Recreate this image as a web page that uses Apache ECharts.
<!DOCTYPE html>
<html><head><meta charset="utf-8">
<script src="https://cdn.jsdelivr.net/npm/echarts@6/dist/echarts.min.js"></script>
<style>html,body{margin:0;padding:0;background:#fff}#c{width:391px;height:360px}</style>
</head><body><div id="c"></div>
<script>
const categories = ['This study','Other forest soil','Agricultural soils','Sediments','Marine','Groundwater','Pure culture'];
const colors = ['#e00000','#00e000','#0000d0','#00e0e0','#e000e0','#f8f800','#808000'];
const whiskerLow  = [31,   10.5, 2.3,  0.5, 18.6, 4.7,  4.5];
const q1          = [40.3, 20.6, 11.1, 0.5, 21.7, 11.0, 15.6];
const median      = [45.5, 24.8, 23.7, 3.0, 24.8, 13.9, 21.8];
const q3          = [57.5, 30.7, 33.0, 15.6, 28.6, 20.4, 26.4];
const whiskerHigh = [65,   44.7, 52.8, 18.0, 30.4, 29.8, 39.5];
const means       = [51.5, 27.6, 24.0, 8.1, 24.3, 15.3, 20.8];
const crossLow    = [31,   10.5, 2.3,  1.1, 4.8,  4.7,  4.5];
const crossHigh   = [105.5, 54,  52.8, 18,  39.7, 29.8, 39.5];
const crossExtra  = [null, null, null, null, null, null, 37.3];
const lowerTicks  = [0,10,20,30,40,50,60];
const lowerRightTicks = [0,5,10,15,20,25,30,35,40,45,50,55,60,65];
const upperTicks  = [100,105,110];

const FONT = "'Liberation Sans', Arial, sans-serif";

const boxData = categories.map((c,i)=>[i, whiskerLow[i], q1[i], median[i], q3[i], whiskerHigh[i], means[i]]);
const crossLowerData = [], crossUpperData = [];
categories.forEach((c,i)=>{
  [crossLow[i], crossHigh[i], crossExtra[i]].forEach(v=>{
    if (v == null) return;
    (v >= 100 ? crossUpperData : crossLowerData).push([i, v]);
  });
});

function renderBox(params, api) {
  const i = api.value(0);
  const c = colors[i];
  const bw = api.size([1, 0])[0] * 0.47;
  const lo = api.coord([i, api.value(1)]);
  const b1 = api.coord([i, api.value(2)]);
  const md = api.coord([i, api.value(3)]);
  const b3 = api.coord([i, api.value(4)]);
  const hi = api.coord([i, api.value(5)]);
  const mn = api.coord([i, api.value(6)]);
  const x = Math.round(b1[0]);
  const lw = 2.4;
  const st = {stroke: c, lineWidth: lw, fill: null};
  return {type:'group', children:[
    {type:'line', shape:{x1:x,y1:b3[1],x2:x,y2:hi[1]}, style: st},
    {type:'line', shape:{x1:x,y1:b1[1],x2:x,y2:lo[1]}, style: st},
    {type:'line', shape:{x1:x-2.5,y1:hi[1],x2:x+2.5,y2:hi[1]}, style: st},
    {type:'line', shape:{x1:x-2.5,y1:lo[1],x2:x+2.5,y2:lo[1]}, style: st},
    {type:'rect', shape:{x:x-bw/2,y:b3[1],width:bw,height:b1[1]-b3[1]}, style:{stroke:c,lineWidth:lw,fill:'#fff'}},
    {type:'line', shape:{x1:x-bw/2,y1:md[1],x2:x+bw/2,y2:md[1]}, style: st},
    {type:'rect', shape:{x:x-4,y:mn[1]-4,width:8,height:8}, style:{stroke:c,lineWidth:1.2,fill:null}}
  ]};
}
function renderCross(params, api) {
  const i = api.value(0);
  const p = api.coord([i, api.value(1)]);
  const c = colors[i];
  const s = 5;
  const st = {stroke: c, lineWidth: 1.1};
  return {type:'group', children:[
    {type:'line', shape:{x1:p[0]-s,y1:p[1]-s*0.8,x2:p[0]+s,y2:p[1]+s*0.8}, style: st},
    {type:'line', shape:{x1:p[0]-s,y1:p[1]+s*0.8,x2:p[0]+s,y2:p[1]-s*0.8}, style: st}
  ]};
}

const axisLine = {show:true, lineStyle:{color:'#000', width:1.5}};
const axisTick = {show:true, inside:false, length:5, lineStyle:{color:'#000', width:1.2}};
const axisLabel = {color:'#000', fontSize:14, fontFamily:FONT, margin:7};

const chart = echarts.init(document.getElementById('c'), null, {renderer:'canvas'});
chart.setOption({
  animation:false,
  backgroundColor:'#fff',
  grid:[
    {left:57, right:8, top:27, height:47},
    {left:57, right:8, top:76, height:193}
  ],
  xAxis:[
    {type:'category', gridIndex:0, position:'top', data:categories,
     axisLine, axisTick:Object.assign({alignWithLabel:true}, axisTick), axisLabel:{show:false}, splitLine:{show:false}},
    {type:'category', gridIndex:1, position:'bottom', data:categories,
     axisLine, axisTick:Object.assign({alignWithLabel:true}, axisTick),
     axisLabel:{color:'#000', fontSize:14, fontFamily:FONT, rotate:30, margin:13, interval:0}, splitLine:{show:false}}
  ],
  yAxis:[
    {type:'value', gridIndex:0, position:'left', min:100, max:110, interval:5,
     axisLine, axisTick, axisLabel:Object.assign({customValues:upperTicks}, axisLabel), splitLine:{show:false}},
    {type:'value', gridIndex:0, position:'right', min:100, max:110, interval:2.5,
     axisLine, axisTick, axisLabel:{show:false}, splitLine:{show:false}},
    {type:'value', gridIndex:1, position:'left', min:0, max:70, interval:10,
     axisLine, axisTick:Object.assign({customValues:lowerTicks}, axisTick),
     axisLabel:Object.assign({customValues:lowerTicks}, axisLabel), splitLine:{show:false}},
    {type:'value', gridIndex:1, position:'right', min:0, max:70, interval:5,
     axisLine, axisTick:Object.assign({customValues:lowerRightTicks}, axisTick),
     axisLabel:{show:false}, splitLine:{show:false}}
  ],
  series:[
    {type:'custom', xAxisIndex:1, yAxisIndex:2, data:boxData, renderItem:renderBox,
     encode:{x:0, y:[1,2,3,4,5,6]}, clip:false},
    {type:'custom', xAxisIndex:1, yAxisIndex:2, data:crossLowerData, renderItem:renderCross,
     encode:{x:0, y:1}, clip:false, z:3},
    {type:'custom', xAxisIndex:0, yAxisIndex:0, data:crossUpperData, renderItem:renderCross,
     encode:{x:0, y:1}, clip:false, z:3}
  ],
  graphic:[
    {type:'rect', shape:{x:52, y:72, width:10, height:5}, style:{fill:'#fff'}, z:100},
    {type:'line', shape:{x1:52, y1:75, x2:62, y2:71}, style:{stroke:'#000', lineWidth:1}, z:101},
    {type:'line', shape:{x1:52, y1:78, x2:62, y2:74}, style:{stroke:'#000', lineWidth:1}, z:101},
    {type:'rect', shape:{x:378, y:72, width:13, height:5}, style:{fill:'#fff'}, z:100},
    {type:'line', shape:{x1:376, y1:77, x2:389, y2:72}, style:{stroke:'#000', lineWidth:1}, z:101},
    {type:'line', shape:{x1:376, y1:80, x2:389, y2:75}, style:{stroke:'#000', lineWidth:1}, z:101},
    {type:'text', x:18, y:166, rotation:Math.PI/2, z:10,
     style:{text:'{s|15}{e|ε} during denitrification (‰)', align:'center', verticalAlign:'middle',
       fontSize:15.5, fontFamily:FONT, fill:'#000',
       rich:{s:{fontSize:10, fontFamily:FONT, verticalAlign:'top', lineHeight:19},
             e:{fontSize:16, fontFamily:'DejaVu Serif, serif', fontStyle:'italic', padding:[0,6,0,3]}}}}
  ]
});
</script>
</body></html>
========
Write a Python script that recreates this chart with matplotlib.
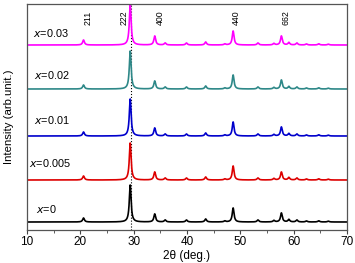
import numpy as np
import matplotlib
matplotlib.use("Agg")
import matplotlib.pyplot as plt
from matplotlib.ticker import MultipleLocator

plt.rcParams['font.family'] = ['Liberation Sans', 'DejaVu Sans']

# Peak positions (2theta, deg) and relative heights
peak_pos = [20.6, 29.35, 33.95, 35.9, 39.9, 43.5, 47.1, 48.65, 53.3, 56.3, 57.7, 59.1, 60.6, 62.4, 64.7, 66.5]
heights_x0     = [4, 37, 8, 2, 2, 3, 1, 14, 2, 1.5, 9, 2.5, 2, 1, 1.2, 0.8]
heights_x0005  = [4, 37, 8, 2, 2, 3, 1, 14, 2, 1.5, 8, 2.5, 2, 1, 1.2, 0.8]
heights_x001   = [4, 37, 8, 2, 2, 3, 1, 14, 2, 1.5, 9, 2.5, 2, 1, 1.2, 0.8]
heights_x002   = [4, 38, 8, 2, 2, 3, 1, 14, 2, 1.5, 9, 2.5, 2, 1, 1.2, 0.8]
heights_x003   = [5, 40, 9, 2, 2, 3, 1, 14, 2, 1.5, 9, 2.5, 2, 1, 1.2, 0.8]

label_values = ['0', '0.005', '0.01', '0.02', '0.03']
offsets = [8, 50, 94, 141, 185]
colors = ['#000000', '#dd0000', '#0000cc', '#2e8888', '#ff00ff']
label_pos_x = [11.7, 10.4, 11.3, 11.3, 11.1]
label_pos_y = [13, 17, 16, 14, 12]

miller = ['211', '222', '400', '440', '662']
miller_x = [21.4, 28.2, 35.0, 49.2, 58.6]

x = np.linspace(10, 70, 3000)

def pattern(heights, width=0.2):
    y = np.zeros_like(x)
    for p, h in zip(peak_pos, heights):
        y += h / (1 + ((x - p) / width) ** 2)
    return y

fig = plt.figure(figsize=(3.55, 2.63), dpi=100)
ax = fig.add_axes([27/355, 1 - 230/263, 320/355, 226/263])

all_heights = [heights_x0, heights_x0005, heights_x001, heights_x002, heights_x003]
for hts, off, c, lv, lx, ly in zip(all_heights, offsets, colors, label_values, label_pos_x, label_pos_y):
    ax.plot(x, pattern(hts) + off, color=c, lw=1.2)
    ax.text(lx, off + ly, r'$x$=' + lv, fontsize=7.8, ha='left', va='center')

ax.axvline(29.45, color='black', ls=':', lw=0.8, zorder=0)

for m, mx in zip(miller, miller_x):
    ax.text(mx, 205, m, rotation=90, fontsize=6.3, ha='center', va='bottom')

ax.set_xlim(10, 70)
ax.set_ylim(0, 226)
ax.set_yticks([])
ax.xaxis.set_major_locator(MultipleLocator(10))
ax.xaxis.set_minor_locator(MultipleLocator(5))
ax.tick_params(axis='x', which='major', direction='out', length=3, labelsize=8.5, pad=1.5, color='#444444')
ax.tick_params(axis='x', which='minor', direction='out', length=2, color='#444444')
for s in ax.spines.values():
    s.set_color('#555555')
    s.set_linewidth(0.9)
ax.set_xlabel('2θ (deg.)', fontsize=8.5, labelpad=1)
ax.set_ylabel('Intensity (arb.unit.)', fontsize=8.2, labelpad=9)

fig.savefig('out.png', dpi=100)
========
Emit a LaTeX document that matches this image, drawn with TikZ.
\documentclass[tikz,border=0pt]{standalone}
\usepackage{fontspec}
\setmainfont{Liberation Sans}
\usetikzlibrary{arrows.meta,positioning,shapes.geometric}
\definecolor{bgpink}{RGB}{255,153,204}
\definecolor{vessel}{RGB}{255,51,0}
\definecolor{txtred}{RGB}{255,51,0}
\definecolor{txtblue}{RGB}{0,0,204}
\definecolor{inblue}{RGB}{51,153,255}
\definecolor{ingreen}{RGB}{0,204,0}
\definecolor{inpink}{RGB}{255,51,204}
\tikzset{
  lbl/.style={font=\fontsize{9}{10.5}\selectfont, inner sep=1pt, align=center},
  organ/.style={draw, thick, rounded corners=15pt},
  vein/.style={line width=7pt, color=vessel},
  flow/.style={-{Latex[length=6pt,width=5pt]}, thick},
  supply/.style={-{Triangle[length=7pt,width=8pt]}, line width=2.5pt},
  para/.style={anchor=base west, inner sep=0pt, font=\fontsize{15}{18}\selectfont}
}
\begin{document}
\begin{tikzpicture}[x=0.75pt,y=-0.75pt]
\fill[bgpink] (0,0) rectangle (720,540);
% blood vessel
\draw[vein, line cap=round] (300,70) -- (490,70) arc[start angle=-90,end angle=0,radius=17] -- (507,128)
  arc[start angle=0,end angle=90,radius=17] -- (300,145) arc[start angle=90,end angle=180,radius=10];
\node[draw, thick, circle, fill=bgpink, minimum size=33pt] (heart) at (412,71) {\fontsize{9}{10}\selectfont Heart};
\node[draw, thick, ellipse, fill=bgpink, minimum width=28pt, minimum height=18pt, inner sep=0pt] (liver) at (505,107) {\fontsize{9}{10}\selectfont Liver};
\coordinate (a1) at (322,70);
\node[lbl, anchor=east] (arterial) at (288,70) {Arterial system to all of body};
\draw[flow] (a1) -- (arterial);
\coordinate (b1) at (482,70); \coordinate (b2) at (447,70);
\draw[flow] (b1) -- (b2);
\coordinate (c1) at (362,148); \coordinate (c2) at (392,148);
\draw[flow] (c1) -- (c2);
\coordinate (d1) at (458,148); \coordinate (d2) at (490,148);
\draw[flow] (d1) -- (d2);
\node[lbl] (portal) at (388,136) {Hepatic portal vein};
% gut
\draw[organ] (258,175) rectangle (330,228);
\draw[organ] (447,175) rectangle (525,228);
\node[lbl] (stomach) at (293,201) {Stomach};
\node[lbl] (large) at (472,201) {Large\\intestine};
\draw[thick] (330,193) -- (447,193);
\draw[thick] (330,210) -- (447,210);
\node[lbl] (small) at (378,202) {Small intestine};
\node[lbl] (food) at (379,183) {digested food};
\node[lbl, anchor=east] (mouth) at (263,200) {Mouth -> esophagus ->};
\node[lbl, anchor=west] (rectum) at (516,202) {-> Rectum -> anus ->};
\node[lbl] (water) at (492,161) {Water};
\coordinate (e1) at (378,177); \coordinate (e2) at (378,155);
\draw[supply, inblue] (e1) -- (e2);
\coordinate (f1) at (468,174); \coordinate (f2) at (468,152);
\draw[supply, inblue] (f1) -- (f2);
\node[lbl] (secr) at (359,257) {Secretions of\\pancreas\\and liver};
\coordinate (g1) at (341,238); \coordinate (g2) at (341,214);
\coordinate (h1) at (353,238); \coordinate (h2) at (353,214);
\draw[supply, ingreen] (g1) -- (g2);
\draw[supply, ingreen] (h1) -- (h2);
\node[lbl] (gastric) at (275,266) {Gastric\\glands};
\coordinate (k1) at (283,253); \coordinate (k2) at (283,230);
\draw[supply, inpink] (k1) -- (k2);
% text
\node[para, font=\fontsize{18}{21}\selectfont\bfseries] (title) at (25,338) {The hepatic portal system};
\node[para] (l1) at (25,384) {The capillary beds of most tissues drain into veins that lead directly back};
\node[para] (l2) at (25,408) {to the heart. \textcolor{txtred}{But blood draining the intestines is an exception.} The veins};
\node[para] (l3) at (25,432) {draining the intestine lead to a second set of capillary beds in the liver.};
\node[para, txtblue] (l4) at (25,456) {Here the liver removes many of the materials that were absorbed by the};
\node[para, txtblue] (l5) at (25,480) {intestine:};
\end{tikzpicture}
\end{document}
========
Exercise task
In the listing above, find the line containing "Write a Python" and the line containing "fontsize=6.3, ha='center', va='bottom')", then return both of them and every line between, exactly, without pictures.

Answer for the task
Write a Python script that recreates this chart with matplotlib.
import numpy as np
import matplotlib
matplotlib.use("Agg")
import matplotlib.pyplot as plt
from matplotlib.ticker import MultipleLocator

plt.rcParams['font.family'] = ['Liberation Sans', 'DejaVu Sans']

# Peak positions (2theta, deg) and relative heights
peak_pos = [20.6, 29.35, 33.95, 35.9, 39.9, 43.5, 47.1, 48.65, 53.3, 56.3, 57.7, 59.1, 60.6, 62.4, 64.7, 66.5]
heights_x0     = [4, 37, 8, 2, 2, 3, 1, 14, 2, 1.5, 9, 2.5, 2, 1, 1.2, 0.8]
heights_x0005  = [4, 37, 8, 2, 2, 3, 1, 14, 2, 1.5, 8, 2.5, 2, 1, 1.2, 0.8]
heights_x001   = [4, 37, 8, 2, 2, 3, 1, 14, 2, 1.5, 9, 2.5, 2, 1, 1.2, 0.8]
heights_x002   = [4, 38, 8, 2, 2, 3, 1, 14, 2, 1.5, 9, 2.5, 2, 1, 1.2, 0.8]
heights_x003   = [5, 40, 9, 2, 2, 3, 1, 14, 2, 1.5, 9, 2.5, 2, 1, 1.2, 0.8]

label_values = ['0', '0.005', '0.01', '0.02', '0.03']
offsets = [8, 50, 94, 141, 185]
colors = ['#000000', '#dd0000', '#0000cc', '#2e8888', '#ff00ff']
label_pos_x = [11.7, 10.4, 11.3, 11.3, 11.1]
label_pos_y = [13, 17, 16, 14, 12]

miller = ['211', '222', '400', '440', '662']
miller_x = [21.4, 28.2, 35.0, 49.2, 58.6]

x = np.linspace(10, 70, 3000)

def pattern(heights, width=0.2):
    y = np.zeros_like(x)
    for p, h in zip(peak_pos, heights):
        y += h / (1 + ((x - p) / width) ** 2)
    return y

fig = plt.figure(figsize=(3.55, 2.63), dpi=100)
ax = fig.add_axes([27/355, 1 - 230/263, 320/355, 226/263])

all_heights = [heights_x0, heights_x0005, heights_x001, heights_x002, heights_x003]
for hts, off, c, lv, lx, ly in zip(all_heights, offsets, colors, label_values, label_pos_x, label_pos_y):
    ax.plot(x, pattern(hts) + off, color=c, lw=1.2)
    ax.text(lx, off + ly, r'$x$=' + lv, fontsize=7.8, ha='left', va='center')

ax.axvline(29.45, color='black', ls=':', lw=0.8, zorder=0)

for m, mx in zip(miller, miller_x):
    ax.text(mx, 205, m, rotation=90, fontsize=6.3, ha='center', va='bottom')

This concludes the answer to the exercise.